The rate of import growth at the nation’s major retail container ports has slowed after double-digit surges earlier this year, but volume should nonetheless hit an all-time high by the end of the summer, according to the monthly Global Port Tracker report from the National Retail Federation and Hackett Associates.
“Year-over-year comparisons are slowing down, but that’s largely because we had some unusual numbers early this year and strong volume in the second half of last year,” said Jonathan Gold, vice president for supply chain and customs policy at the NRF. “Despite that, we’re expecting some of the largest import volumes we’ve ever seen and that’s because retailers are responding to strong consumer demand.”

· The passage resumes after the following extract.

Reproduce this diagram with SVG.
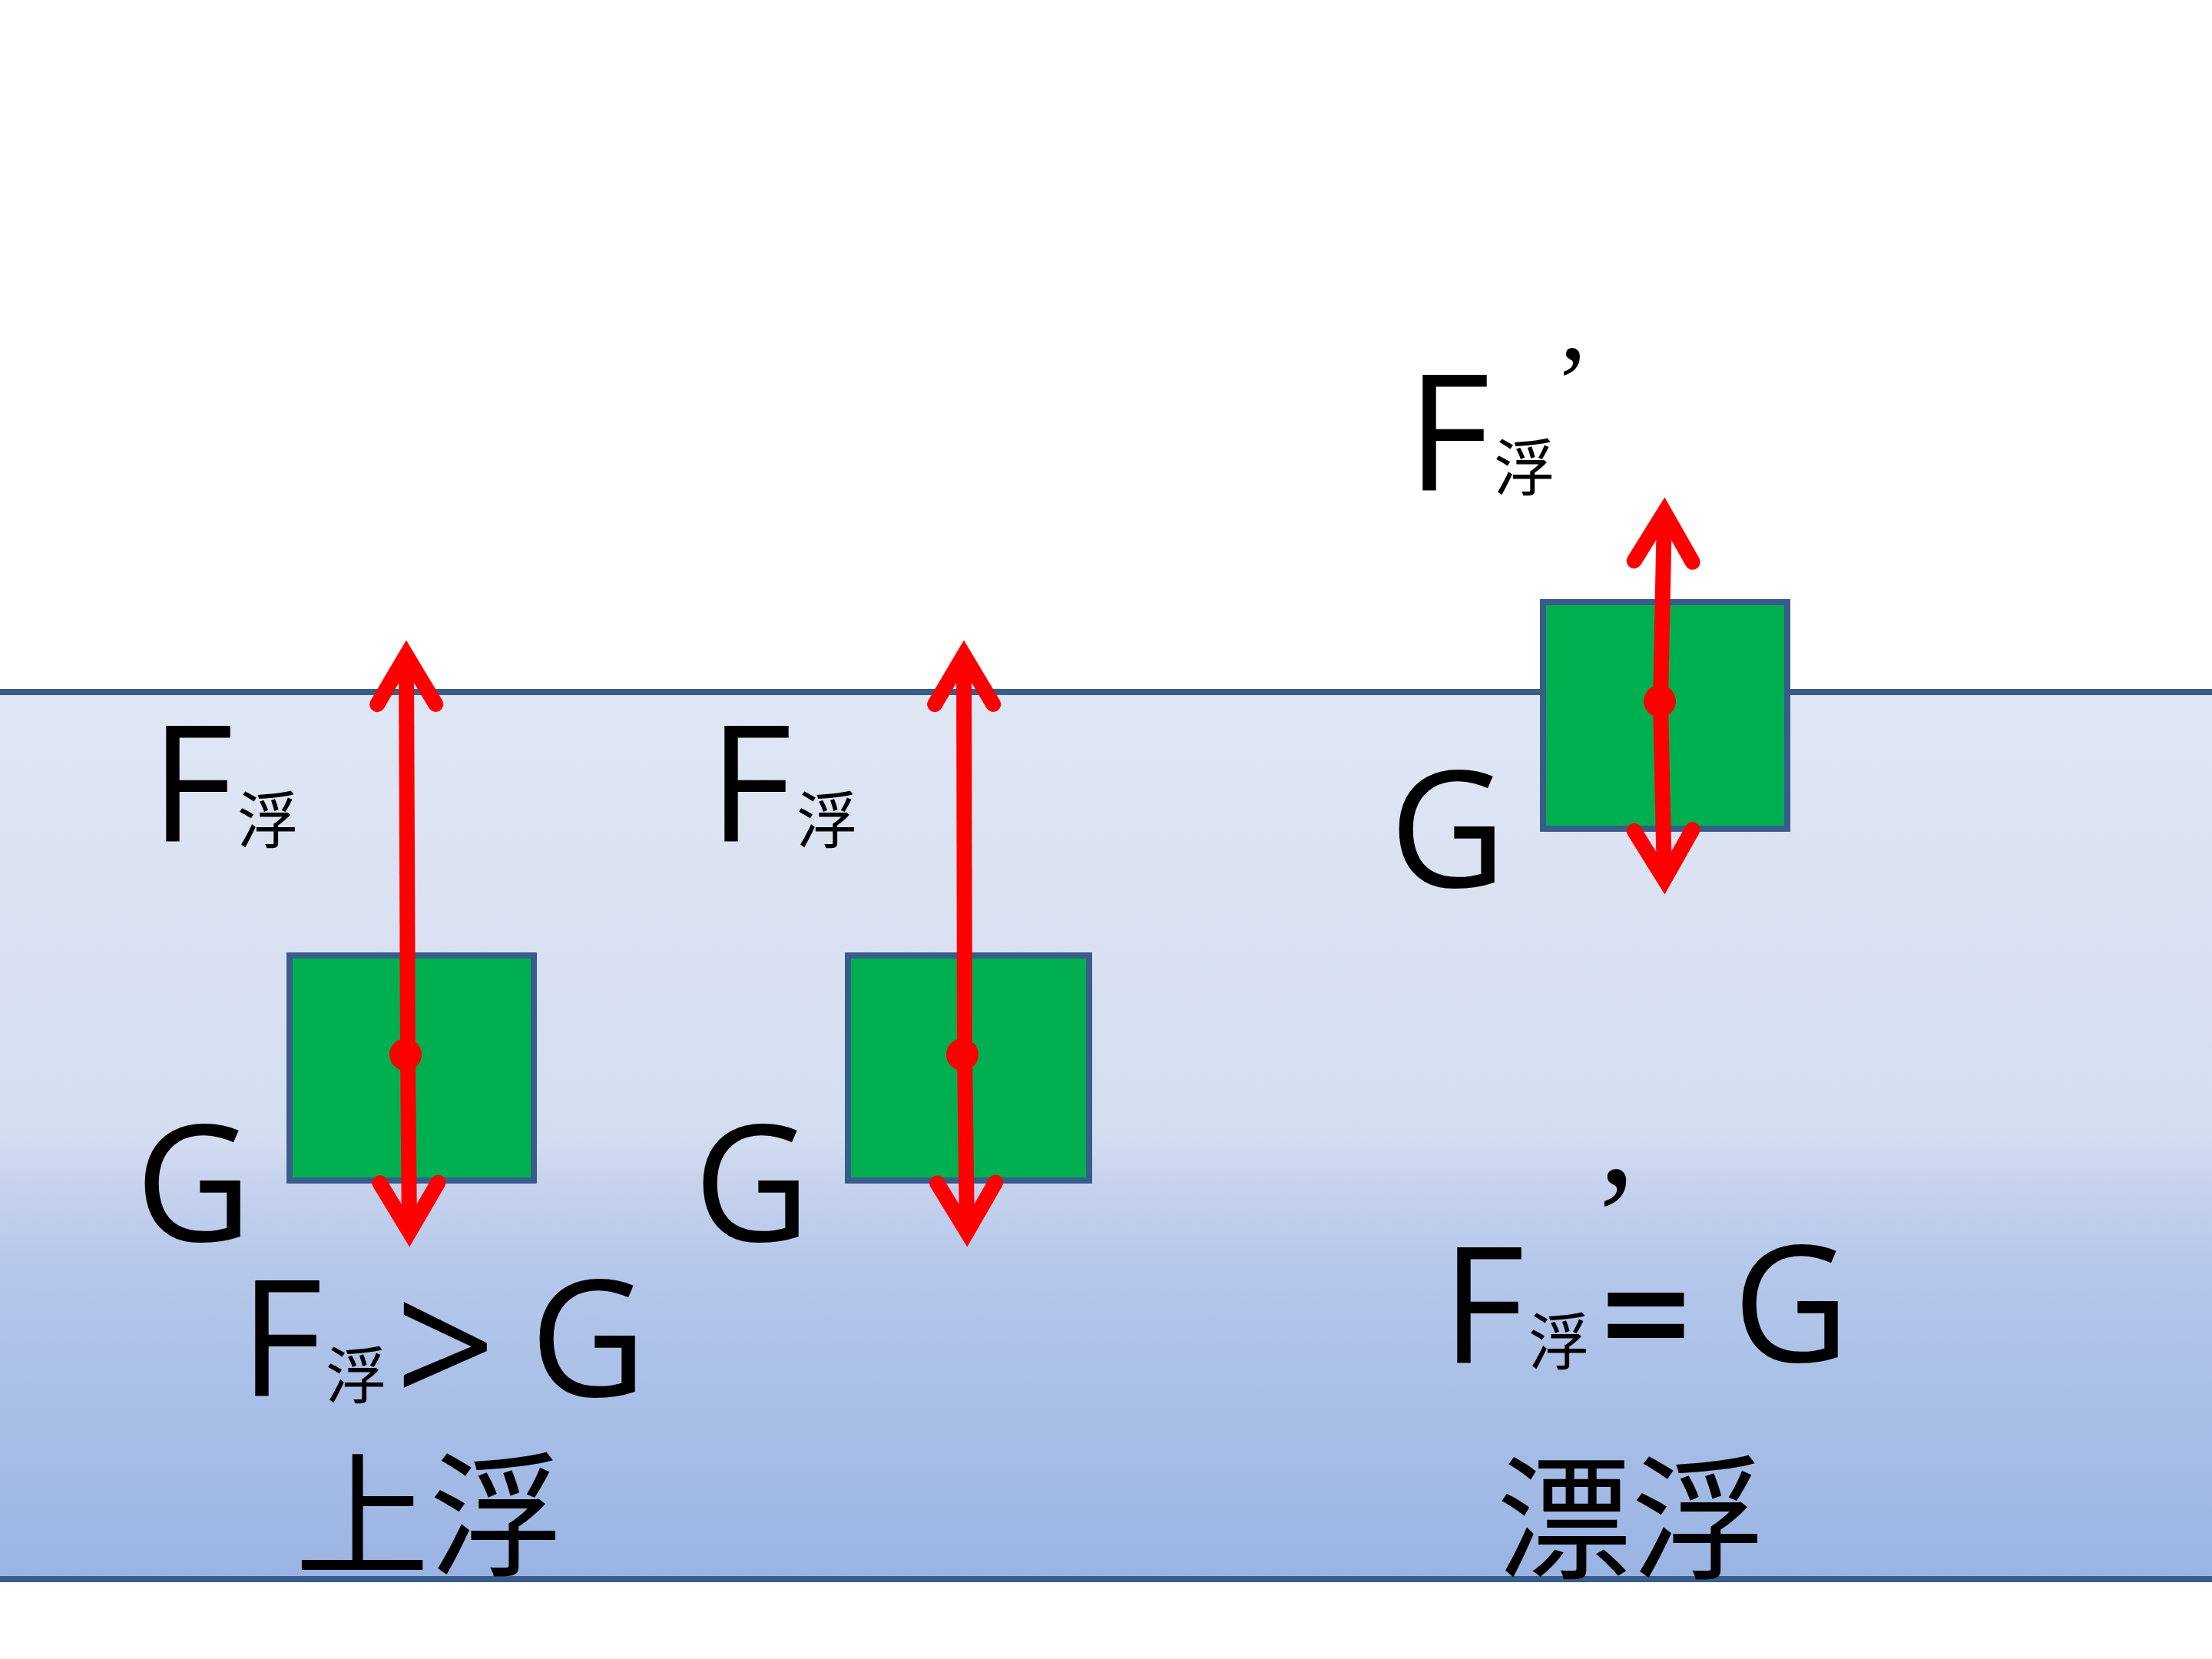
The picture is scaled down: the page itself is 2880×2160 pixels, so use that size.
<svg xmlns="http://www.w3.org/2000/svg" width="2880" height="2160" viewBox="0 0 2880 2160">
  <style>
    .edge { stroke: #385d8a; stroke-width: 8; fill: none; }
    .box { fill: #00b050; stroke: #385d8a; stroke-width: 8; }
    .force { stroke: #ff0000; stroke-width: 20; fill: none; stroke-linecap: butt; }
    .dot { fill: #ff0000; }
    .lat { font-family: "Open Sans", "Liberation Sans", sans-serif; font-size: 210px; fill: #000; text-anchor: middle; }
    .quo { font-family: "Liberation Serif", "DejaVu Serif", serif; fill: #000; text-anchor: middle; }
    .sub { font-family: "Noto Sans CJK SC", sans-serif; font-size: 80px; fill: #000; text-anchor: middle; }
    .big { font-family: "Noto Sans CJK SC", sans-serif; font-size: 175px; fill: #000; text-anchor: middle; }
  </style>
  <defs>
    <linearGradient id="water" gradientUnits="userSpaceOnUse" x1="0" y1="901" x2="0" y2="2056">
      <stop offset="0" stop-color="#dfe6f4"/>
      <stop offset="0.5" stop-color="#d4ddf0"/>
      <stop offset="0.56" stop-color="#c5d2ed"/>
      <stop offset="0.65" stop-color="#b5c7ea"/>
      <stop offset="1" stop-color="#9ab4e3"/>
    </linearGradient>
    <marker id="ah" markerUnits="userSpaceOnUse" viewBox="-100 -60 120 120" refX="0" refY="0" markerWidth="120" markerHeight="120" orient="auto" overflow="visible">
      <path d="M -64 -38 L 0 0 L -64 38" fill="none" stroke="#ff0000" stroke-width="20" stroke-linecap="round" stroke-linejoin="miter" stroke-miterlimit="10"/>
    </marker>
  </defs>

  <rect x="0" y="0" width="2880" height="2160" fill="#ffffff"/>

  <g id="water-region">
    <rect x="0" y="901" width="2880" height="1155" fill="url(#water)"/>
    <line class="edge" x1="0" y1="901" x2="2880" y2="901"/>
    <line class="edge" x1="0" y1="2056" x2="2880" y2="2056"/>
  </g>

  <g id="block1">
    <rect class="box" x="377" y="1244" width="318" height="293"/>
  </g>
  <g id="block2">
    <rect class="box" x="1104" y="1244" width="314" height="293"/>
  </g>
  <g id="block3">
    <rect class="box" x="2009" y="784" width="318" height="295"/>
  </g>

  <g id="connectors">
    <line class="force" x1="531" y1="1373" x2="529" y2="853" marker-end="url(#ah)"/>
    <line class="force" x1="531" y1="1373" x2="533" y2="1604" marker-end="url(#ah)"/>
    <circle class="dot" cx="528" cy="1373" r="21"/>

    <line class="force" x1="1256" y1="1373" x2="1255" y2="853" marker-end="url(#ah)"/>
    <line class="force" x1="1256" y1="1373" x2="1259" y2="1604" marker-end="url(#ah)"/>
    <circle class="dot" cx="1253" cy="1373" r="21"/>

    <line class="force" x1="2162" y1="913" x2="2167" y2="667" marker-end="url(#ah)"/>
    <line class="force" x1="2162" y1="913" x2="2167" y2="1145" marker-end="url(#ah)"/>
    <circle class="dot" cx="2161" cy="913" r="21"/>
  </g>

  <g id="labels1">
    <text class="lat" x="250" y="1096">F</text>
    <text class="sub" x="349" y="1097">浮</text>
    <text class="lat" x="252" y="1616">G</text>
  </g>
  <g id="labels2">
    <text class="lat" x="977" y="1096">F</text>
    <text class="sub" x="1077" y="1097">浮</text>
    <text class="lat" x="979" y="1616">G</text>
  </g>
  <g id="labels3">
    <text class="lat" x="1886" y="639">F</text>
    <text class="sub" x="1985" y="638">浮</text>
    <text class="quo" x="2047" y="546" style="font-size:140px">’</text>
    <text class="lat" x="1885" y="1155">G</text>
  </g>

  <g id="result-rise">
    <text class="lat" x="366" y="1818">F</text>
    <text class="sub" x="464" y="1820">浮</text>
    <text class="lat" x="580" y="1834" style="font-size:230px">&gt;</text>
    <text class="lat" x="766" y="1818">G</text>
    <text class="big" x="559" y="2038">上浮</text>
  </g>

  <g id="result-float">
    <text class="quo" x="2104" y="1649" style="font-size:190px">’</text>
    <text class="lat" x="1931" y="1775">F</text>
    <text class="sub" x="2030" y="1776">浮</text>
    <text class="lat" x="2143" y="1787" style="font-weight:600">=</text>
    <text class="lat" x="2332" y="1773">G</text>
    <text class="big" x="2124" y="2042">漂浮</text>
  </g>
</svg>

Ports covered by Global Port Tracker handled 1.61 million Twenty-Foot Equivalent Units in April, up 4.8% from March and 11.3% from April 2016. One TEU is one 20-foot-long cargo container or its equivalent.

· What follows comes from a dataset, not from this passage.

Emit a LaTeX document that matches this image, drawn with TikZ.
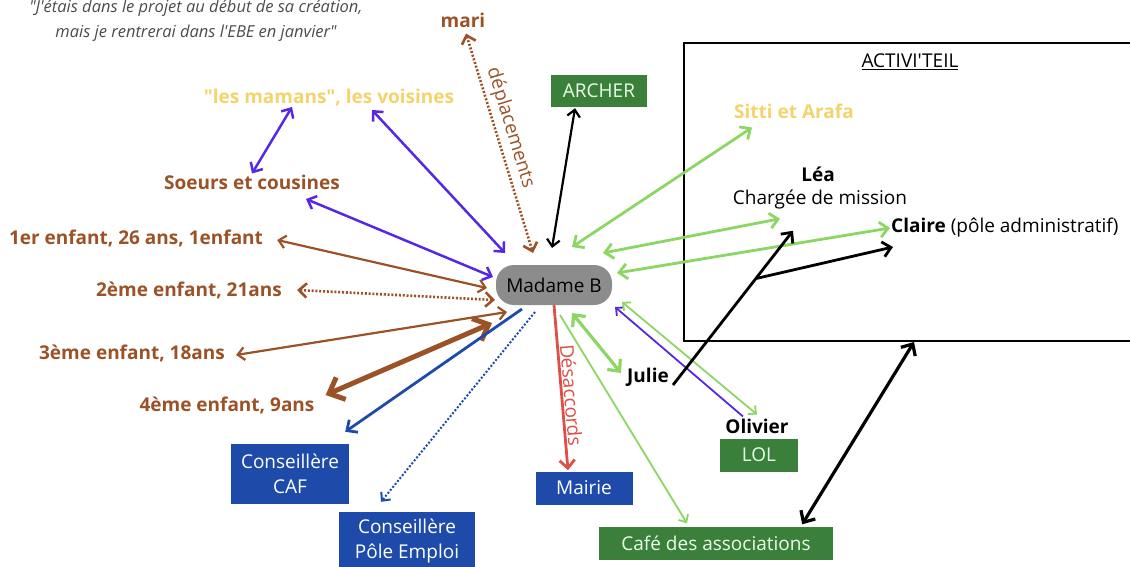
\documentclass[tikz,border=0pt]{standalone}
\usepackage{fontspec}
\setmainfont{Open Sans}[Ligatures=TeXOff]
\usepackage{xcolor}
\usepackage{tikz}
\usetikzlibrary{calc}
\usetikzlibrary{arrows.meta}

\definecolor{brun}{HTML}{9B5226}
\definecolor{jaune}{HTML}{F3D36C}
\definecolor{mauve}{HTML}{5528E6}
\definecolor{vertclair}{HTML}{8CD664}
\definecolor{vertfonce}{HTML}{3A7F3A}
\definecolor{bleu}{HTML}{1E4BAA}
\definecolor{rouge}{HTML}{DC5046}
\definecolor{gris}{HTML}{8C8C8C}

\begin{document}
\begin{tikzpicture}[x=1pt,y=-1pt,
	>={Straight Barb[length=2pt 2.2,width=4pt 4]},
	lab/.style={font=\bfseries\fontsize{19}{22}\selectfont,inner sep=1pt},
	txt/.style={font=\fontsize{19}{22}\selectfont,inner sep=1pt},
	boite/.style={fill=#1,text=white,font=\fontsize{19}{25}\selectfont,align=center,inner sep=0pt},
	pointille/.style={dash pattern=on 2pt off 1.8pt}]
	\useasboundingbox (0,0) rectangle (1130,567);
	
	% la citation
	\node [font=\itshape\fontsize{16.5}{25}\selectfont,text=black!70,align=center] (citation) at (196,21)
		{"J'étais dans le projet au début de sa création,\\mais je rentrerai dans l'EBE en janvier"};
	
	% ACTIVI'TEIL
	\node [draw,line width=2pt,minimum width=460,minimum height=298,inner sep=0pt] (activ) at (914,192) {};
	\node [txt] (titre) at (910,62) {\underline{ACTIVI'TEIL}};
	\node [lab,jaune] (sitti) at (794,111) {Sitti et Arafa};
	\node [lab] (lea) at (818,174) {Léa};
	\node [txt] (mission) at (820,200) {Chargée de mission};
	\node [txt,anchor=west] (claire) at (890,228) {\textbf{Claire} (pôle administratif)};
	
	% les personnes
	\node [fill=gris,rounded corners=18pt,minimum width=116,minimum height=40,txt] (madame) at (554,285) {Madame B};
	\node [lab,brun] (mari) at (463,20) {mari};
	\node [lab,jaune] (mamans) at (329,98) {"les mamans", les voisines};
	\node [lab,brun] (soeurs) at (252,182) {Soeurs et cousines};
	\node [lab,brun] (enf1) at (136,238) {1er enfant, 26 ans, 1enfant};
	\node [lab,brun] (enf2) at (189,290) {2ème enfant, 21ans};
	\node [lab,brun] (enf3) at (132,353) {3ème enfant, 18ans};
	\node [lab,brun] (enf4) at (227,405) {4ème enfant, 9ans};
	\node [lab] (julie) at (648,377) {Julie};
	\node [lab] (olivier) at (757,426) {Olivier};
	
	% les structures
	\node [boite=vertfonce,text=green!8,minimum width=96,minimum height=32] (archer) at (599,91) {ARCHER};
	\node [boite=vertfonce,text=green!8,minimum width=78,minimum height=33] (lol) at (759,455) {LOL};
	\node [boite=vertfonce,text=green!8,minimum width=234,minimum height=33] (cafe) at (716,543) {Café des associations};
	\node [boite=bleu,minimum width=97,minimum height=33] (mairie) at (584,488) {Mairie};
	\node [boite=bleu,minimum width=118,minimum height=60] (caf) at (290,474) {Conseillère\\CAF};
	\node [boite=bleu,minimum width=136,minimum height=58] (pole) at (407,541) {Conseillère\\Pôle Emploi};
	
	% liens de la famille
	\draw [<->,brun,line width=2.6pt,pointille] ($(mari.south)+(3,5)$) -- ($(madame)+(-21,-32)$)
		node [pos=0.45,sloped,above=3pt,txt,brun] {déplacements};
	\draw [<->,mauve,line width=2.5pt] ($(mamans)+(-37,9)$) -- (soeurs.north);
	\draw [<->,mauve,line width=2.5pt] ($(mamans)+(43,12)$) -- ($(madame)+(-49,-32)$);
	\draw [<->,mauve,line width=2.5pt] ($(soeurs)+(54,17)$) -- ($(madame)+(-61,-8)$);
	\draw [<->,brun,line width=2.2pt] ($(enf1.east)+(13,2)$) -- ($(madame)+(-67,3)$);
	\draw [<->,brun,line width=2.6pt,pointille] ($(enf2.east)+(14,0)$) -- ($(madame)+(-59,15)$);
	\draw [<->,brun,line width=2.2pt] ($(enf3.east)+(10,2)$) -- ($(madame)+(-47,27)$);
	\draw [<->,brun,line width=5pt] ($(enf4.east)+(10,-10)$) -- ($(madame)+(-62,38)$);
	
	% liens des structures
	\draw [<->,line width=2.2pt] ($(archer.south)+(-24,1)$) -- ($(madame)+(-2,-37)$);
	\draw [->,bleu,line width=2.8pt] ($(madame)+(-32,24)$) -- ($(caf.north east)+(-4,-12)$);
	\draw [->,bleu,line width=2pt,pointille] ($(madame)+(-19,27)$) -- ($(pole.north)+(-26,-10)$);
	\draw [->,rouge,line width=2.8pt] (madame.south) -- ($(mairie.north)+(-16,-1)$)
		node [pos=0.55,sloped,above,txt,rouge] {Désaccords};
	\draw [->,vertclair,line width=1.8pt] ($(madame)+(6,30)$) -- ($(cafe.north)+(-29,-3)$);
	\draw [<->,vertclair,line width=3.2pt] ($(madame)+(18,28)$) -- ($(julie.west)+(-5,-4)$);
	\draw [->,mauve,line width=1.8pt] ($(olivier.north)+(-14,-1)$) -- ($(madame)+(61,22)$);
	\draw [<->,vertclair,line width=1.8pt] ($(madame)+(68,17)$) -- ($(olivier.north)+(0,-3)$);
	\draw [<->,line width=3.2pt] ($(cafe.north east)+(-31,-2)$) -- (activ.south);
	
	% liens avec ACTIVI'TEIL
	\draw [<->,vertclair,line width=2.8pt] ($(sitti.south)+(-42,8)$) -- ($(madame)+(18,-38)$);
	\draw [<->,vertclair,line width=2.8pt] ($(mission.south)+(-40,8)$) -- ($(madame)+(49,-32)$);
	\draw [<->,vertclair,line width=2.8pt] (claire.west) -- ($(madame)+(63,-12)$);
	\draw [->,line width=2.8pt] ($(julie.east)+(3,8)$) -- coordinate[pos=0.69] (fourche) ($(mission.south)+(-27,20)$);
	\draw [->,line width=2.8pt] (fourche) -- ($(claire.west)+(3,19)$);
\end{tikzpicture}
\end{document}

May was estimated at 1.69 million TEU, a 3.9% increase from the same time last year. June is forecast at 1.64 million TEU, which would be a 4.1% gain from last year, while July is estimated at 1.68 million TEU, up 3.5%. Further ahead, August is expected to see 1.74 million TEU imported, representing a 1.6% hike; while September is forecast at 1.64 million TEU, up 2.8%, and October at 1.69 million TEU, up 1.3%.
The August figure would be the highest monthly volume recorded since NRF began tracking imports in 2000, topping the 1.73 million TEU seen in March 2015. The May and October numbers would be among the five highest ever recorded.
April’s 11.34% year-over-year figure and a 15.8% year-over-year increase in March were unusually high anomalies because of where Lunar New Year fell on the calendar and affected production at factories in Asia.
The first half of 2017 is expected to total 9.6 million TEU, up 6.4% from the first half of 2016. Cargo volume for 2016 totaled 18.8 million TEU, 3.1% more than 2015, which had grown 5.4% from 2014.
NRF has forecast that 2017 retail sales, excluding automobiles, gasoline and restaurants, will increase between 3.7% and 4.2% over 2016, driven by job and income growth coupled with low debt. Cargo volume does not correlate directly with sales because only the number of containers is counted, not the value of the cargo inside, but nonetheless provides a barometer of retailers’ expectations.
Hackett Associates founder Ben Hackett said the falling rate of growth in imports has been reflected in lower industrial output growth at factories in China, which increased 6.5% in April compared with 7.6% in March and is expected to drop further when May numbers are released.
“We can assume that part of the reason for the lower-than-expected increase was due to continuing slow growth in the Western Hemisphere,” Hackett said. “Retail sales continue to hold up, but nothing coming out of Washington suggests an impetus to growth.”
Global Port Tracker covers the U.S. ports of Los Angeles/Long Beach and Oakland, Calif.; Seattle and Tacoma, Washington on the West Coast; New York-New Jersey; Hampton Roads, Virginia; Charleston, South Carolina; Savannah, Georgia; and Port Everglades and Miami, Florida, on the East Coast, and Houston on the Gulf Coast.